Publicly available singing voice datasets are scarce, leading to significant performance degradation of singing voice synthesis (SVS) models in long-tail scenarios—such as skewed pitch distributions and rare vocal techniques. To address this, we propose a robust training framework grounded in prior and posterior uncertainty estimation. Specifically, we introduce the first differentiable, sample-level adversarial augmentation to enhance prior uncertainty modeling; and design a frame-level posterior uncertainty prediction module that dynamically focuses learning on low-confidence phonetic segments. Our approach unifies differentiable data augmentation, adversarial training, and uncertainty-aware end-to-end SVS modeling. Evaluations on bilingual (Chinese and Japanese) Opencpop and Ofuton-P datasets demonstrate substantial improvements under pitch imbalance and rare singing styles: mean opinion score (MOS) increases by 0.32 and voicing recall rate (VRR) by 4.7%, validating that uncertainty-aware training effectively enhances long-tail generalization.
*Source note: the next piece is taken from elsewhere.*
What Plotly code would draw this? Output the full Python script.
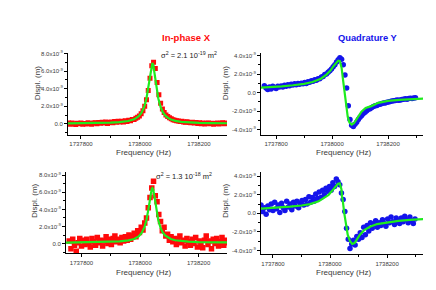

Singing voice synthesis (SVS) has seen remarkable advancements in recent years. However, compared to speech and general audio data, publicly available singing datasets remain limited. In practice, this data scarcity often leads to performance degradation in long-tail scenarios, such as imbalanced pitch distributions or rare singing styles. To mitigate these challenges, we propose uncertainty-based optimization to improve the training process of end-to-end SVS models. First, we introduce differentiable data augmentation in the adversarial training, which operates in a sample-wise manner to increase the prior uncertainty. Second, we incorporate a frame-level uncertainty prediction module that estimates the posterior uncertainty, enabling the model to allocate more learning capacity to low-confidence segments. Empirical results on the Opencpop and Ofuton-P, across Chinese and Japanese, demonstrate that our approach improves performance in various perspectives.